L'écoféminisme met en lumière cette double dépendance de l'économie vis-à-vis de la nature et du travail domestique. Les femmes, notamment dans les pays en développement où la séparation entre production et reproduction n'est pas aussi marquée qu’au Nord et où elles participent largement aux activités agricoles, se situent à des intersections stratégiques pour réconcilier ces deux sphères. Cette dualité se manifeste autant dans la nature biologique de la reproduction que dans l’interdépendance entre écologie et économie. On pourrait dire que les femmes, étant responsables du bien-être quotidien de leurs proches, sont souvent en première ligne des luttes environnementales.
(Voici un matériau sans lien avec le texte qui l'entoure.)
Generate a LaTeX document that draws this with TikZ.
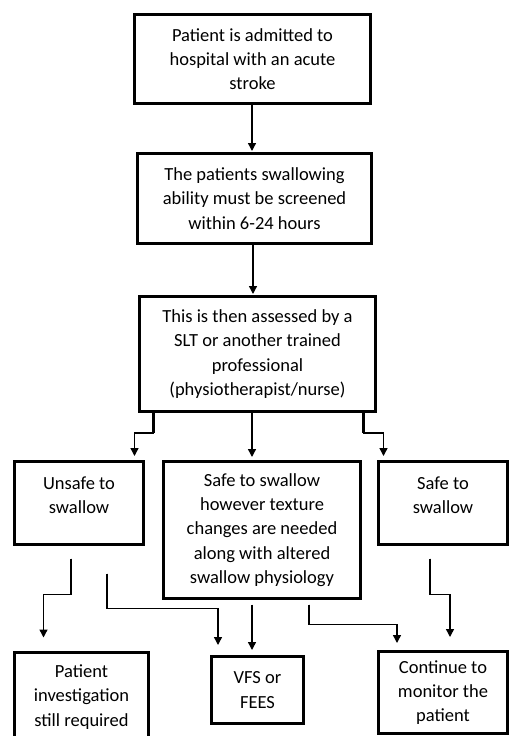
\documentclass[tikz,border=0pt]{standalone}
\usepackage{fontspec}
\setmainfont{Carlito}
\usetikzlibrary{arrows.meta}

\begin{document}
\begin{tikzpicture}[x=1pt, y=-1pt, font=\fontsize{18.5}{24.3}\selectfont,
  box/.style={draw, line width=3pt, align=center, inner sep=0pt},
  link/.style={line width=1.4pt, -{Triangle[length=8pt, width=8pt]}},
  stub/.style={line width=2.6pt}]
  \useasboundingbox (0,0) rectangle (509,736);
  \node[box, minimum width=236pt, minimum height=89pt] (admit) at (252.5,59) {Patient is admitted to\\ hospital with an acute\\ stroke};
  \node[box, minimum width=234pt, minimum height=90pt] (screen) at (254.5,198.5) {The patients swallowing\\ ability must be screened\\ within 6-24 hours};
  \node[box, minimum width=236pt, minimum height=115pt] (assess) at (257.5,354) {This is then assessed by a\\ SLT or another trained\\ professional\\ (physiotherapist/nurse)};
  \node[box, minimum width=129pt, minimum height=83pt] (unsafe) at (79,503) {Unsafe to\\ swallow\\[-8pt]};
  \node[box, minimum width=197pt, minimum height=137pt] (mid) at (262,530) {Safe to swallow\\ however texture\\ changes are needed\\ along with altered\\ swallow physiology};
  \node[box, minimum width=129pt, minimum height=83pt] (safe) at (443,503) {Safe to\\ swallow\\[-8pt]};
  \node[box, minimum width=134pt, minimum height=90pt] (inv) at (81.5,697) {Patient\\ investigation\\ still required};
  \node[box, minimum width=92pt, minimum height=67pt] (vfs) at (257.5,690) {VFS or\\ FEES};
  \node[box, minimum width=129pt, minimum height=82pt] (cont) at (443,692.5) {Continue to\\ monitor the\\ patient};
  \coordinate (aL) at ([xshift=15.5pt]assess.south west);
  \coordinate (aR) at ([xshift=-13.5pt]assess.south east);
  \coordinate (uL) at ([shift={(-8pt,-12.5pt)}]unsafe.south);
  \coordinate (uR) at ([shift={(28pt,-27.5pt)}]unsafe.south);
  \coordinate (mR) at ([shift={(47pt,-4.5pt)}]mid.south);
  \coordinate (sL) at ([shift={(-13pt,-12.5pt)}]safe.south);
  \draw[link, shorten >=1pt] ([xshift=-0.5pt]admit.south) -- ([xshift=-2.5pt]screen.north);
  \draw[link, shorten >=1pt] ([xshift=-1.5pt]screen.south) -- ([xshift=-4.5pt]assess.north);
  \draw[link, shorten >=4pt] (aL) -- ++(0,20) -| ([xshift=-10.5pt]unsafe.north east);
  \draw[link, shorten >=3pt] ([xshift=-5.5pt]assess.south) -- ([xshift=-10pt]mid.north);
  \draw[link, shorten >=4pt] (aR) -- ++(0,20) -| ([xshift=6.5pt]safe.north west);
  \draw[link, shorten >=13pt] (uL) -- ++(0,36) -| ([xshift=-38pt]inv.north);
  \draw[link, shorten >=10pt] (uR) -- ++(0,35) -| ([xshift=-39.5pt]vfs.north);
  \draw[link, shorten >=5pt] ([shift={(-10pt,-4.5pt)}]mid.south) -- ([xshift=-5.5pt]vfs.north);
  \draw[link, shorten >=7pt] (mR) -- ++(0,20) -| ([xshift=-46pt]cont.north);
  \draw[link, shorten >=13pt] (sL) -- ++(0,36) -| ([xshift=7pt]cont.north);
  \draw[stub] (aL) -- ++(0,20) (aR) -- ++(0,20) (uL) -- ++(0,36) (uR) -- ++(0,35) (mR) -- ++(0,20) (sL) -- ++(0,36);
\end{tikzpicture}
\end{document}
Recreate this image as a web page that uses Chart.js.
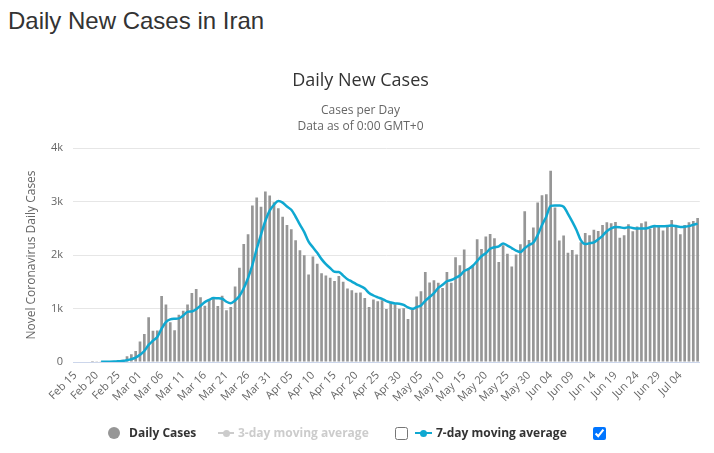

Est-ce que ces engagements pourraient entraîner une essentialisation des femmes par leur lien avec la nature ? Ce n’est pas le cas : il s’agit plutôt d'explorer l’interdépendance entre le naturel et le social. En rendant visible cette dépendance masquée derrière l'illusion d'autonomie, l’écoféminisme, par ses multiples expressions pratiques, nous rappelle les racines communes de l'écologie et de l'économie, l’oïkos, qui signifie « foyer ». L’écoféminisme nous invite ainsi à considérer la Terre comme une demeure partagée, un jardin commun à préserver.